Arun Narasimhan travels to Hong Kong with his kids and makes globetrotters out of them

My heart is pounding as I am about to click the ‘Confirm’ button on the travel website. After a final review of the page that lists our return airline tickets and hotel stay for one adult and two children, I confirm, charging the amount onto my credit card. Suddenly, doubts creep in — ‘Will I be able to handle these kids given that this is the first time we are travelling without their mother?, ‘What if there is an emergency — will I be able to handle it single-handedly?’ ‘Will the kids be able to enjoy all the activities that I had planned for them?’ Deciding to go with the flow I go ahead with the plan.

Holidaying in Hong Kong with children is a good decision as one is spoilt by so many choices — tourist attractions, shopping, eating joints and children’s activities. Our taxi ride from the airport to our hotel in Causeway Bay is filled with ‘Oooh… look at that’ and ‘Wow, what a view,’ as we make our way from Lantau Island to Hong Kong Island. After quickly freshening up, we decide to explore the place. On our concierge’s recommendation we purchase the prepaid Metro Transit Octopus card that helps save us from queuing up to purchase individual tickets every time we use the transit system. The children hold on to their individual cards, treating them as their own credit cards and are fascinated with the automated turnstiles that allow passengers to enter/exit the stations. My son, especially, beams when I make him the chief navigator for all our trips on the metro and he’s in charge of figuring out which colour coded lines to take to our destination. This way I am able to keep him distracted from the sometimes very long walks between line interchanges.

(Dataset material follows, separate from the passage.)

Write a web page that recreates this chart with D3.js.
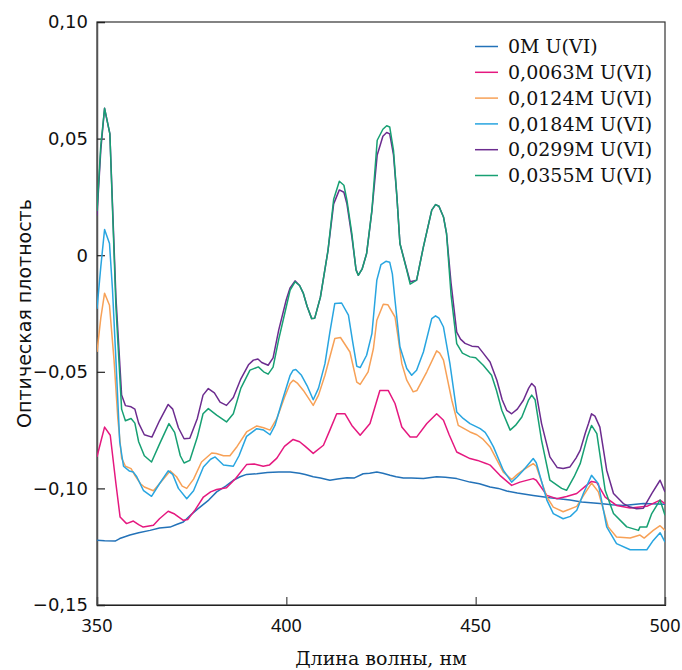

During our stay we visit various tourist attractions such as Avenue of the Stars (modelled on the Hollywood Walk of Fame) located along the Victoria Harbour waterfront, Victoria Peak (best visited an hour before sundown so one could watch as the city lights come on in their various coloured brilliance), Po Lin Monastery in Lantau Island (where we see the largest seated bronze Buddha statue in Asia), Chi Lin Nunnery, an actual Buddhist place for worship and the Nan Lian Gardens (with ponds filled with Koi fish).

Our day trip to Disneyland turns out to be a complete wash out due to a freak thunder storm but we are able to salvage the day by converting into an indoor shopping day at the IFC mall and reschedule the visit to the park. It is almost impossible to resist shopping in Hong Kong, more so for my daughter who lives to shop for trinkets. The glee on her face when I allow her to bargain for her purchases at Temple Street night market, Chunk King Mansions, and Ladies Street Markets is a reward in itself. A lesson we quickly learn is to not compare the cost of our purchases with nearby stores as our celebration for a successful bargain is short lived when we find out that we have overpaid for almost all the trinkets. My son however decides to simplify his shopping and settles for a touch screen digital watch after scouting several high-end stores. With all the cuisines Hong Kong has to offer, the kids win the friendly challenge of not repeating a cuisine during our entire stay there not knowing that is exactly what their dad wants them to do.

As we disembark back in Chennai, I suddenly realise that all the doubts I had prior to the trip are unfounded and I get the best gift I could have asked for when both the children exclaim, “Epic holiday daddy. We need to do Australia next year for Father’s Day!”